═════ Records for the task ═════

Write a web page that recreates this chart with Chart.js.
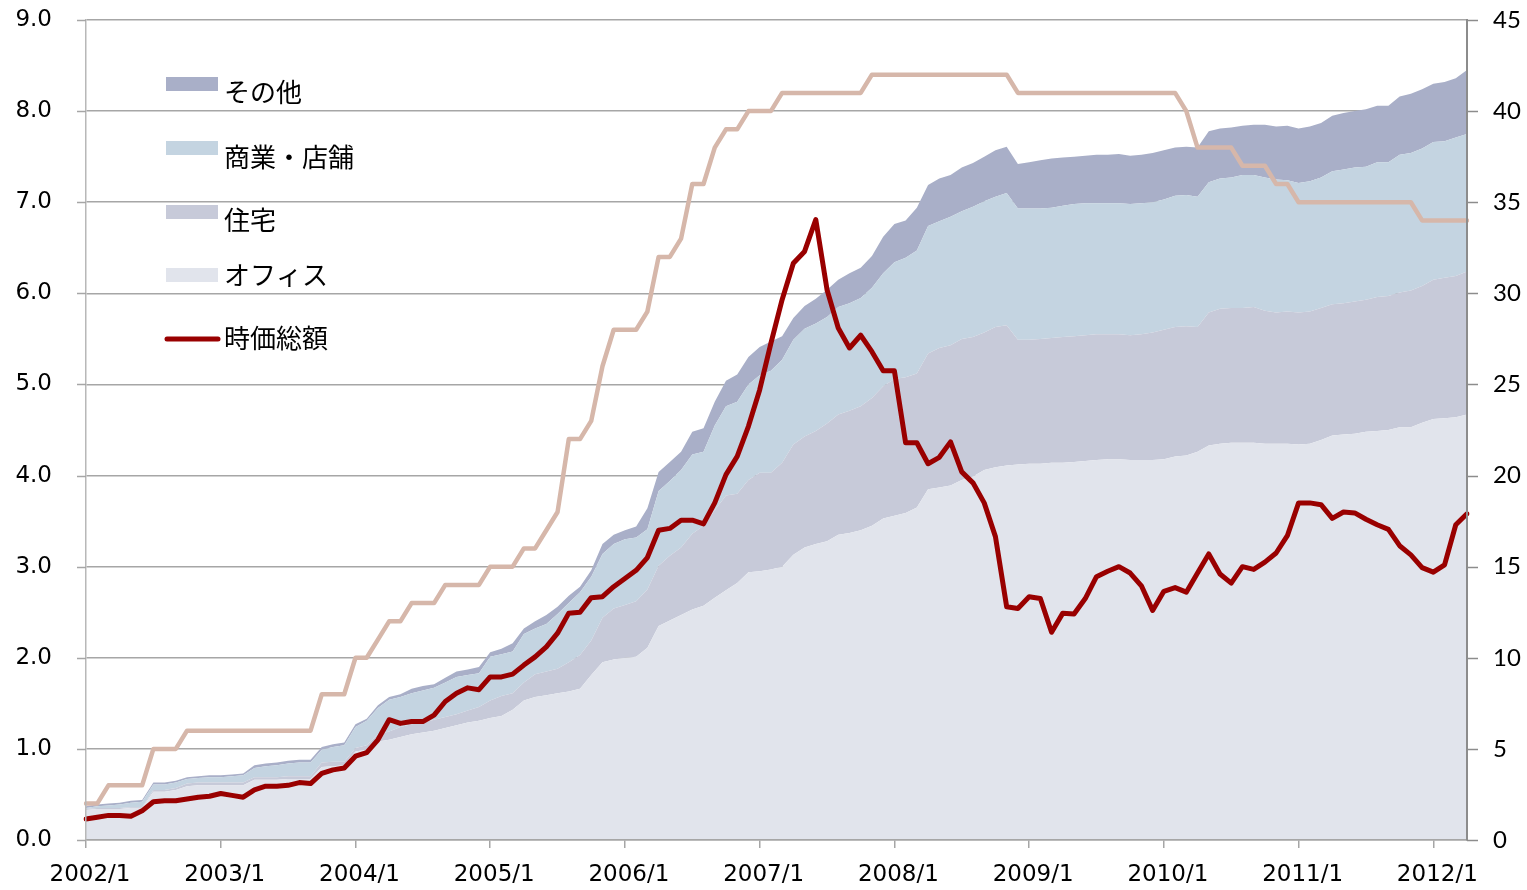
<!DOCTYPE html>
<html>
<head>
<meta charset="utf-8">
<script src="https://cdn.jsdelivr.net/npm/chart.js@4.4.1/dist/chart.umd.min.js"></script>
<style>
html,body{margin:0;padding:0;background:#fff;}
canvas{display:block;}
</style>
</head>
<body>
<canvas id="c" width="1527" height="890"></canvas>
<script>
// ---- categories (monthly, 2002/1 .. 2012/4) ----
const months = [];
for (let y = 2002; y <= 2012; y++) for (let m = 1; m <= 12; m++) if (months.length < 124) months.push(y + '/' + m);
const yearTicks = ['2002/1','2003/1','2004/1','2005/1','2006/1','2007/1','2008/1','2009/1','2010/1','2011/1','2012/1'];

// ---- stacked areas (left axis) ----
const office = [
0.33,0.34,0.34,0.34,0.35,0.35,0.53,0.53,0.55,0.59,
0.60,0.60,0.60,0.60,0.60,0.66,0.66,0.66,0.67,0.67,
0.67,0.80,0.81,0.82,0.97,0.99,1.08,1.10,1.13,1.16,
1.18,1.20,1.23,1.26,1.29,1.31,1.34,1.36,1.43,1.53,
1.57,1.59,1.61,1.63,1.66,1.81,1.95,1.98,2.00,2.01,
2.11,2.35,2.41,2.47,2.53,2.57,2.66,2.74,2.82,2.94,
2.95,2.97,3.00,3.13,3.21,3.25,3.28,3.35,3.37,3.40,
3.45,3.53,3.56,3.59,3.65,3.85,3.87,3.89,3.95,3.99,
4.06,4.09,4.11,4.12,4.13,4.13,4.14,4.14,4.15,4.16,
4.17,4.18,4.18,4.17,4.17,4.17,4.18,4.21,4.22,4.26,
4.33,4.35,4.36,4.36,4.36,4.35,4.35,4.35,4.34,4.35,
4.39,4.44,4.45,4.46,4.48,4.49,4.50,4.53,4.53,4.58,
4.62,4.63,4.64,4.67];
const residential = [
0.01,0.01,0.01,0.01,0.01,0.01,0.02,0.02,0.02,0.03,
0.03,0.03,0.03,0.03,0.03,0.03,0.03,0.03,0.03,0.03,
0.03,0.05,0.05,0.04,0.04,0.05,0.08,0.09,0.11,0.11,
0.11,0.12,0.12,0.12,0.13,0.15,0.19,0.22,0.18,0.20,
0.25,0.26,0.27,0.32,0.37,0.38,0.49,0.56,0.58,0.61,
0.64,0.66,0.71,0.74,0.83,0.88,0.96,1.04,0.98,1.01,
1.08,1.06,1.14,1.21,1.22,1.24,1.29,1.32,1.34,1.36,
1.40,1.45,1.50,1.49,1.47,1.49,1.53,1.54,1.55,1.53,
1.51,1.54,1.54,1.37,1.36,1.37,1.37,1.38,1.38,1.38,
1.38,1.37,1.37,1.37,1.38,1.40,1.42,1.42,1.42,1.37,
1.46,1.48,1.48,1.48,1.49,1.46,1.44,1.45,1.45,1.45,
1.45,1.44,1.44,1.45,1.45,1.47,1.47,1.48,1.50,1.50,
1.53,1.54,1.55,1.57];
const commercial = [
0.01,0.02,0.03,0.04,0.05,0.06,0.06,0.06,0.06,0.05,
0.05,0.06,0.06,0.07,0.08,0.10,0.12,0.13,0.14,0.15,
0.15,0.14,0.16,0.18,0.23,0.27,0.29,0.35,0.33,0.34,
0.35,0.35,0.38,0.41,0.39,0.37,0.48,0.46,0.46,0.53,
0.50,0.52,0.60,0.65,0.69,0.70,0.70,0.71,0.72,0.70,
0.66,0.82,0.82,0.85,0.87,0.81,0.93,0.98,1.01,1.05,
1.07,1.12,1.13,1.15,1.18,1.18,1.17,1.18,1.18,1.19,
1.21,1.24,1.28,1.31,1.35,1.40,1.39,1.41,1.40,1.43,
1.44,1.43,1.45,1.44,1.44,1.43,1.43,1.44,1.45,1.45,
1.44,1.44,1.44,1.44,1.44,1.43,1.43,1.44,1.44,1.43,
1.43,1.43,1.43,1.46,1.45,1.46,1.46,1.44,1.42,1.43,
1.43,1.46,1.47,1.47,1.46,1.48,1.47,1.51,1.51,1.51,
1.51,1.50,1.52,1.51];
const other = [
0.02,0.02,0.02,0.02,0.02,0.02,0.02,0.02,0.02,0.02,
0.02,0.02,0.02,0.02,0.02,0.03,0.03,0.03,0.03,0.03,
0.03,0.03,0.03,0.03,0.03,0.02,0.03,0.03,0.03,0.05,
0.05,0.04,0.05,0.06,0.06,0.07,0.05,0.06,0.09,0.06,
0.08,0.10,0.08,0.08,0.06,0.07,0.11,0.10,0.10,0.12,
0.23,0.21,0.21,0.20,0.25,0.26,0.26,0.28,0.30,0.30,
0.31,0.32,0.26,0.24,0.25,0.27,0.30,0.30,0.33,0.33,
0.35,0.40,0.42,0.41,0.47,0.45,0.47,0.46,0.48,0.48,
0.49,0.51,0.51,0.49,0.51,0.53,0.54,0.53,0.52,0.52,
0.53,0.53,0.54,0.53,0.53,0.54,0.54,0.53,0.53,0.54,
0.56,0.55,0.55,0.54,0.55,0.58,0.58,0.60,0.60,0.60,
0.60,0.61,0.62,0.62,0.63,0.62,0.62,0.64,0.65,0.65,
0.64,0.65,0.65,0.70];

// ---- market cap line (left axis) ----
const marketCap = [
0.23,0.25,0.27,0.27,0.26,0.32,0.42,0.43,0.43,0.45,
0.47,0.48,0.51,0.49,0.47,0.55,0.59,0.59,0.60,0.63,
0.62,0.73,0.77,0.79,0.92,0.96,1.10,1.32,1.28,1.30,
1.30,1.37,1.52,1.61,1.67,1.65,1.79,1.79,1.82,1.92,
2.01,2.12,2.27,2.49,2.50,2.66,2.67,2.78,2.87,2.96,
3.10,3.40,3.42,3.51,3.51,3.47,3.70,4.01,4.21,4.54,
4.94,5.45,5.93,6.33,6.46,6.81,6.04,5.62,5.40,5.54,
5.36,5.15,5.15,4.36,4.36,4.13,4.20,4.37,4.04,3.92,
3.70,3.33,2.56,2.54,2.67,2.65,2.28,2.49,2.48,2.65,
2.89,2.95,3.00,2.93,2.79,2.52,2.73,2.77,2.72,2.93,
3.14,2.92,2.82,3.00,2.97,3.05,3.15,3.34,3.70,3.70,
3.68,3.53,3.60,3.59,3.52,3.46,3.41,3.23,3.13,2.99,
2.94,3.02,3.46,3.58];

// ---- number of listed REITs (right axis) ----
const reitCount = [
2,2,3,3,3,3,5,5,5,6,
6,6,6,6,6,6,6,6,6,6,
6,8,8,8,10,10,11,12,12,13,
13,13,14,14,14,14,15,15,15,16,
16,17,18,22,22,23,26,28,28,28,
29,32,32,33,36,36,38,39,39,40,
40,40,41,41,41,41,41,41,41,41,
42,42,42,42,42,42,42,42,42,42,
42,42,42,41,41,41,41,41,41,41,
41,41,41,41,41,41,41,41,40,38,
38,38,38,37,37,37,36,36,35,35,
35,35,35,35,35,35,35,35,35,34,
34,34,34,34];

const COLORS = {
  office: '#e1e4ec',
  residential: '#c7cad9',
  commercial: '#c4d4e1',
  other: '#a9afc8',
  cap: '#990000',
  count: '#d6b7aa'
};

const NUM_FONT = '"DejaVu Sans", sans-serif';

const legendPlugin = {
  id: 'insideLegend',
  afterDraw(chart) {
    const ctx = chart.ctx;
    const ds = chart.data.datasets;
    const rows = [
      { d: ds[3], box: true,  sy: 84,  ty: 92 },
      { d: ds[2], box: true,  sy: 148, ty: 157 },
      { d: ds[1], box: true,  sy: 212, ty: 220 },
      { d: ds[0], box: true,  sy: 275, ty: 275 },
      { d: ds[4], box: false, sy: 339, ty: 338 }
    ];
    ctx.save();
    ctx.font = '26px "Noto Sans CJK JP", sans-serif';
    ctx.textBaseline = 'middle';
    ctx.textAlign = 'left';
    rows.forEach(r => {
      if (r.box) {
        ctx.fillStyle = r.d.backgroundColor;
        ctx.fillRect(166, r.sy - 7, 52, 14);
      } else {
        ctx.strokeStyle = r.d.borderColor;
        ctx.lineWidth = 5;
        ctx.lineCap = 'round';
        ctx.beginPath();
        ctx.moveTo(167, r.sy);
        ctx.lineTo(218, r.sy);
        ctx.stroke();
      }
      ctx.fillStyle = '#000';
      ctx.fillText(r.d.label, 224, r.ty);
    });
    ctx.restore();
  }
};

// short tick marks next to both value axes (label spacing is reserved by the scales)
const tickMarkPlugin = {
  id: 'valueAxisTicks',
  afterDraw(chart) {
    const ctx = chart.ctx;
    const ca = chart.chartArea;
    ctx.save();
    ctx.lineWidth = 1.5;
    const ys = chart.scales.y;
    ctx.strokeStyle = '#a6a6a6';
    ys.ticks.forEach(t => {
      const p = Math.round(ys.getPixelForValue(t.value)) + 0.5;
      ctx.beginPath(); ctx.moveTo(ca.left - 9, p); ctx.lineTo(ca.left, p); ctx.stroke();
    });
    const y1 = chart.scales.y1;
    ctx.strokeStyle = '#8c8c8c';
    y1.ticks.forEach(t => {
      const p = Math.round(y1.getPixelForValue(t.value)) + 0.5;
      ctx.beginPath(); ctx.moveTo(ca.right, p); ctx.lineTo(ca.right + 11, p); ctx.stroke();
    });
    ctx.restore();
  }
};

const areaBase = { pointRadius: 0, borderWidth: 0, tension: 0, stack: 'areas', order: 3, yAxisID: 'y' };

new Chart(document.getElementById('c'), {
  type: 'line',
  data: {
    labels: months,
    datasets: [
      Object.assign({ label: 'オフィス', data: office, backgroundColor: COLORS.office, borderColor: COLORS.office, fill: 'origin' }, areaBase),
      Object.assign({ label: '住宅', data: residential, backgroundColor: COLORS.residential, borderColor: COLORS.residential, fill: '-1' }, areaBase),
      Object.assign({ label: '商業・店舗', data: commercial, backgroundColor: COLORS.commercial, borderColor: COLORS.commercial, fill: '-1' }, areaBase),
      Object.assign({ label: 'その他', data: other, backgroundColor: COLORS.other, borderColor: COLORS.other, fill: '-1' }, areaBase),
      { label: '時価総額', data: marketCap, borderColor: COLORS.cap, backgroundColor: COLORS.cap, borderWidth: 5,
        pointRadius: 0, fill: false, tension: 0, stack: 'cap', order: 1, yAxisID: 'y',
        borderJoinStyle: 'round', borderCapStyle: 'round' },
      { label: '上場銘柄数', data: reitCount, borderColor: COLORS.count, backgroundColor: COLORS.count, borderWidth: 4.5,
        pointRadius: 0, fill: false, tension: 0, order: 2, yAxisID: 'y1',
        borderJoinStyle: 'round', borderCapStyle: 'round' }
    ]
  },
  options: {
    responsive: false,
    animation: false,
    devicePixelRatio: 1,
    layout: { padding: { top: 20, left: 0, right: 0, bottom: 0 } },
    plugins: { legend: { display: false }, tooltip: { enabled: false } },
    scales: {
      x: {
        type: 'category',
        offset: false,
        grid: { drawOnChartArea: false, drawTicks: true, tickLength: 8, color: '#a6a6a6', lineWidth: 1.5 },
        border: { display: true, color: '#a6a6a6', width: 1.5, z: 1 },
        ticks: {
          autoSkip: false, maxRotation: 0, minRotation: 0, padding: 13, labelOffset: 4,
          color: '#000', font: { family: NUM_FONT, size: 23 },
          callback: function (v, i) { const l = months[i]; return yearTicks.includes(l) ? l : null; }
        },
        afterFit: s => { s.height = 50; }
      },
      y: {
        type: 'linear', position: 'left', stacked: true, min: 0, max: 9,
        grid: { color: '#a6a6a6', lineWidth: 1.5, drawTicks: true, tickLength: 29, tickColor: 'rgba(0,0,0,0)' },
        border: { display: true, color: '#b8b8b8', width: 1.5, z: 1 },
        ticks: { stepSize: 1, padding: 5, color: '#000', font: { family: NUM_FONT, size: 23 },
                 callback: v => Number(v).toFixed(1) },
        afterFit: s => { s.width = 86; }
      },
      y1: {
        type: 'linear', position: 'right', min: 0, max: 45,
        grid: { drawOnChartArea: false, drawTicks: true, tickLength: 21, tickColor: 'rgba(0,0,0,0)', lineWidth: 1.5 },
        border: { display: true, color: '#8c8c8c', width: 2, z: 1 },
        ticks: { stepSize: 5, padding: 5, color: '#000', font: { family: 'Lato, sans-serif', size: 24 } },
        afterFit: s => { s.width = 60; }
      }
    }
  },
  plugins: [legendPlugin, tickMarkPlugin]
});
</script>
</body>
</html>
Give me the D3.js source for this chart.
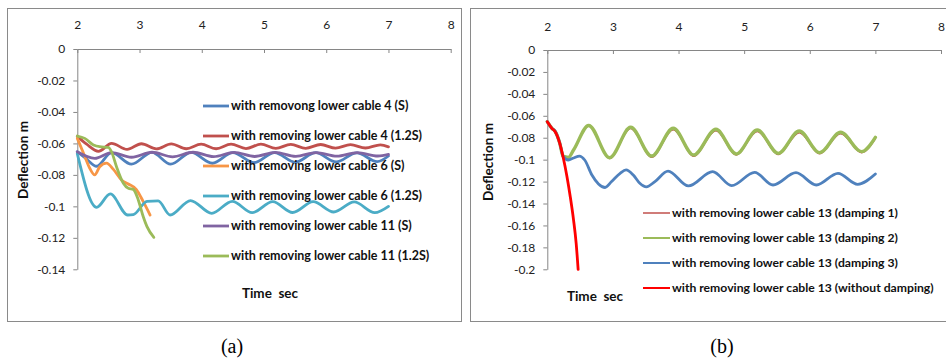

═════

What to produce:
Return every line above that contains the word "this".

Output:
Write a web page that recreates this chart with Chart.js.
Give me the D3.js source for this chart.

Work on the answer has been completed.